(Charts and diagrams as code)
====

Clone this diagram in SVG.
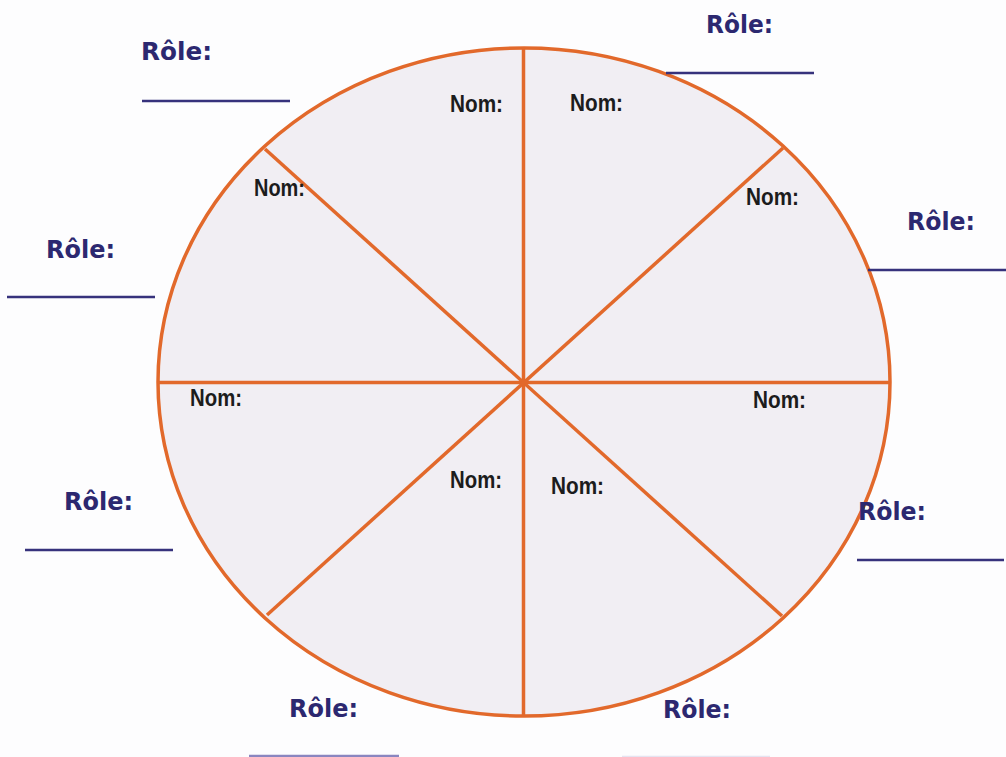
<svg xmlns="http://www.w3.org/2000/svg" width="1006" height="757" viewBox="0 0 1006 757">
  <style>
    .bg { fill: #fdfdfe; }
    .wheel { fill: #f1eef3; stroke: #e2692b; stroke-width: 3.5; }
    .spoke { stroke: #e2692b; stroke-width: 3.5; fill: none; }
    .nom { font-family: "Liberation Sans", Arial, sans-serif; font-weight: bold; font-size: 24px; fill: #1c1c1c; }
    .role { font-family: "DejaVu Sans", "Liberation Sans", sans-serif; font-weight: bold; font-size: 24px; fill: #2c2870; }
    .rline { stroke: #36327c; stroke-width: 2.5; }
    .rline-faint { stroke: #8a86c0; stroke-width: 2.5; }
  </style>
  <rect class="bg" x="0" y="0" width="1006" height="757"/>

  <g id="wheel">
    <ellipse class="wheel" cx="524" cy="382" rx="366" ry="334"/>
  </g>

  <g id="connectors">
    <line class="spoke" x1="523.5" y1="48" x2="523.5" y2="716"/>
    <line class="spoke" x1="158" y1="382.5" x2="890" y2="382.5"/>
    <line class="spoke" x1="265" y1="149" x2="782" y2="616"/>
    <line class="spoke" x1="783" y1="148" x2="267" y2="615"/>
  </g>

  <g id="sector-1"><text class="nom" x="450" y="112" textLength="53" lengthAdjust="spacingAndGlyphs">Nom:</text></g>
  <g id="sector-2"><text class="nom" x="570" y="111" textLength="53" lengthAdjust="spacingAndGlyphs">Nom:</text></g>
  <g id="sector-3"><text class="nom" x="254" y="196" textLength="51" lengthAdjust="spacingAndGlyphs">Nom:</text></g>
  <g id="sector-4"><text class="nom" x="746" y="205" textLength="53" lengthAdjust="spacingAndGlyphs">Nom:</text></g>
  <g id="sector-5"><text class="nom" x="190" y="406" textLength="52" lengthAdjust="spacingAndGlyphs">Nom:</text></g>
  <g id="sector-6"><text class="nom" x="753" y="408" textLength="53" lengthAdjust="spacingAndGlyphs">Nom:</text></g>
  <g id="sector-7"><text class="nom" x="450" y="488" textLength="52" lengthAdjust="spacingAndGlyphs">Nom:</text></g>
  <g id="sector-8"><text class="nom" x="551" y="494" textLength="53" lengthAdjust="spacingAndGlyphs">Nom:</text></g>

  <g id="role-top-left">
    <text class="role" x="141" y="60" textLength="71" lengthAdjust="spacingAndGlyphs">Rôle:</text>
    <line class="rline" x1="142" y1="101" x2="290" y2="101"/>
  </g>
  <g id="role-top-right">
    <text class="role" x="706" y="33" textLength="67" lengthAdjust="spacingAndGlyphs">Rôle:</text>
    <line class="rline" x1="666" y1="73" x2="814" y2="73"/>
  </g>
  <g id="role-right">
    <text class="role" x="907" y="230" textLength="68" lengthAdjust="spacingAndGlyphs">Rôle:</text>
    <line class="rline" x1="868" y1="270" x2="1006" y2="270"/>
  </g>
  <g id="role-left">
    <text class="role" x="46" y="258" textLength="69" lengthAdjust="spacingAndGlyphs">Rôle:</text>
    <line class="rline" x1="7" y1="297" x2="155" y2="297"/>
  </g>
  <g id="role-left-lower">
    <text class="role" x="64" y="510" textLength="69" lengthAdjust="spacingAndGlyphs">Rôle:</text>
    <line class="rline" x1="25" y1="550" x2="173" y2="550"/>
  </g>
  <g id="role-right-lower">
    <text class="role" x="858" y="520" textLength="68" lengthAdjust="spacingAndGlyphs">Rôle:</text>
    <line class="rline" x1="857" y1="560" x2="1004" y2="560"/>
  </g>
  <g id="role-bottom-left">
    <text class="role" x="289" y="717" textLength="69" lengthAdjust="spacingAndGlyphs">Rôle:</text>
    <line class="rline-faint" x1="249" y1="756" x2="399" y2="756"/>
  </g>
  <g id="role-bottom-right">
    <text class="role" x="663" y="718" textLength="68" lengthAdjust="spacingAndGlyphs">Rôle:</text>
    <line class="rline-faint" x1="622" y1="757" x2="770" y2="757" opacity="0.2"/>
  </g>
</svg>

====

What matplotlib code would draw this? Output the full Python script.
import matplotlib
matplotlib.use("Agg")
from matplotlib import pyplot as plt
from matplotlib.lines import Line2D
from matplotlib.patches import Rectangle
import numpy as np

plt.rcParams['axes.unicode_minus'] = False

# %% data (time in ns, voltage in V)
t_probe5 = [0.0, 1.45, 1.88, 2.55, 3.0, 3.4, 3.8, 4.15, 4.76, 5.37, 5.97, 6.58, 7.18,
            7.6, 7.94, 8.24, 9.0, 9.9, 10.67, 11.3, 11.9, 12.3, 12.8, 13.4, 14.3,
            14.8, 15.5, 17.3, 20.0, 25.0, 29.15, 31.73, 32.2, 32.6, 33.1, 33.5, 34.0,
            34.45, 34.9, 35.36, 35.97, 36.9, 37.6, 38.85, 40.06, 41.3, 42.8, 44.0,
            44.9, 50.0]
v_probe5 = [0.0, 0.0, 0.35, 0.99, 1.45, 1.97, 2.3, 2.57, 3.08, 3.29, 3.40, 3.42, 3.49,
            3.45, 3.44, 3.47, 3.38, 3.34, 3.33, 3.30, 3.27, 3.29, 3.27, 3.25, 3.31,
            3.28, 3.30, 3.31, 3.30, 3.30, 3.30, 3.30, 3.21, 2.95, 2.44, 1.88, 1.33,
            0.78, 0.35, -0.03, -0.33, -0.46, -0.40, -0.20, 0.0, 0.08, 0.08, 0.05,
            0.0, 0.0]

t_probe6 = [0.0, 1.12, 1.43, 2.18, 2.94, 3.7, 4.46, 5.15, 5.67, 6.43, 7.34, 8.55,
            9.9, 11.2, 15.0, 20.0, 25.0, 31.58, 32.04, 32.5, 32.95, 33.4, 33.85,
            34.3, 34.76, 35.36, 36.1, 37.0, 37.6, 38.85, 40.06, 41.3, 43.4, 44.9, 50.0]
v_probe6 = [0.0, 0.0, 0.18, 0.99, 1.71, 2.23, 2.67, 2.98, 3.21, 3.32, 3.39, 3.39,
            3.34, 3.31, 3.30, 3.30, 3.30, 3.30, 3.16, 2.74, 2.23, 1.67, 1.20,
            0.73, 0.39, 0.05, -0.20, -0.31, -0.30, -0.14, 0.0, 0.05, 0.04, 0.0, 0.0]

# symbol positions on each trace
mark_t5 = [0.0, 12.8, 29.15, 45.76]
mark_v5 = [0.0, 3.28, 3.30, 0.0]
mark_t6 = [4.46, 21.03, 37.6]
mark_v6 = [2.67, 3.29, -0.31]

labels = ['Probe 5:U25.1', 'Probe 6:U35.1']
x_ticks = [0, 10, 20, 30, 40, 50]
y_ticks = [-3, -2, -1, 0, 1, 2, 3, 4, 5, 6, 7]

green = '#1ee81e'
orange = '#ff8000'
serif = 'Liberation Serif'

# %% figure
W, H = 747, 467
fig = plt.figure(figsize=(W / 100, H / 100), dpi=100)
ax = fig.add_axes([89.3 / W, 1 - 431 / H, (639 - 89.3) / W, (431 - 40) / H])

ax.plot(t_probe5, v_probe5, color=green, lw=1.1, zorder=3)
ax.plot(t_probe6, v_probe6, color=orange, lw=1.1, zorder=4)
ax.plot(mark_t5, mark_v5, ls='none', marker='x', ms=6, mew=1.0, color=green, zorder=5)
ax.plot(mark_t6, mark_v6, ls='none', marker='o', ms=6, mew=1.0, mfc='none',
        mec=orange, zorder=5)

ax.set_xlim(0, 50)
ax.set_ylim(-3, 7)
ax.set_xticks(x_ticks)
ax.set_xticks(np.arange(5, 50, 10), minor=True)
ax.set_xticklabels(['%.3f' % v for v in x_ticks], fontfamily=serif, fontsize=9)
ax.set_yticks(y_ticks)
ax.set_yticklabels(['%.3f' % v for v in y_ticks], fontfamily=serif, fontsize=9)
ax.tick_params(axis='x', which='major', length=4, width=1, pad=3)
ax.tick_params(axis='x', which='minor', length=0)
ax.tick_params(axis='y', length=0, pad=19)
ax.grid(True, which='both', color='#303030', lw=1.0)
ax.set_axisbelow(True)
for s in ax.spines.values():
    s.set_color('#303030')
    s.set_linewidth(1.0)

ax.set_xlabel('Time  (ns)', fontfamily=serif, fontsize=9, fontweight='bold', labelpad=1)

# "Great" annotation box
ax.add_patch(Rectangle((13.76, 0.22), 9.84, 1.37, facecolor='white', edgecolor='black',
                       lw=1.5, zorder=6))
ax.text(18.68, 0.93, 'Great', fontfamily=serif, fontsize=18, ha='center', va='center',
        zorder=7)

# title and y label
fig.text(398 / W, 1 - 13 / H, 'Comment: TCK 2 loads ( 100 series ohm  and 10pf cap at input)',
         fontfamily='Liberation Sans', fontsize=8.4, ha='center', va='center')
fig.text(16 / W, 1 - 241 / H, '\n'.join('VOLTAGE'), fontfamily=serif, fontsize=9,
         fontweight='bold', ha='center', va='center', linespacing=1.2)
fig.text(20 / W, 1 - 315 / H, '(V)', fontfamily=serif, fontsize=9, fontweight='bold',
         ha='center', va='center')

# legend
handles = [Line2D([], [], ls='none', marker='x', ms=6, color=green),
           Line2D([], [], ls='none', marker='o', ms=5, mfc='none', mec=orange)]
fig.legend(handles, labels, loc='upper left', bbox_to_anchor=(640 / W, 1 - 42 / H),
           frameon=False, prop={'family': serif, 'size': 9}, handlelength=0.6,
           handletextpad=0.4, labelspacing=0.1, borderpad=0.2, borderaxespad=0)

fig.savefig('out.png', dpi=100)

====

Scan the lines for the string "matplotlib". Copy out each line that matches.

[Task output]
What matplotlib code would draw this? Output the full Python script.
import matplotlib
matplotlib.use("Agg")
from matplotlib import pyplot as plt
from matplotlib.lines import Line2D
from matplotlib.patches import Rectangle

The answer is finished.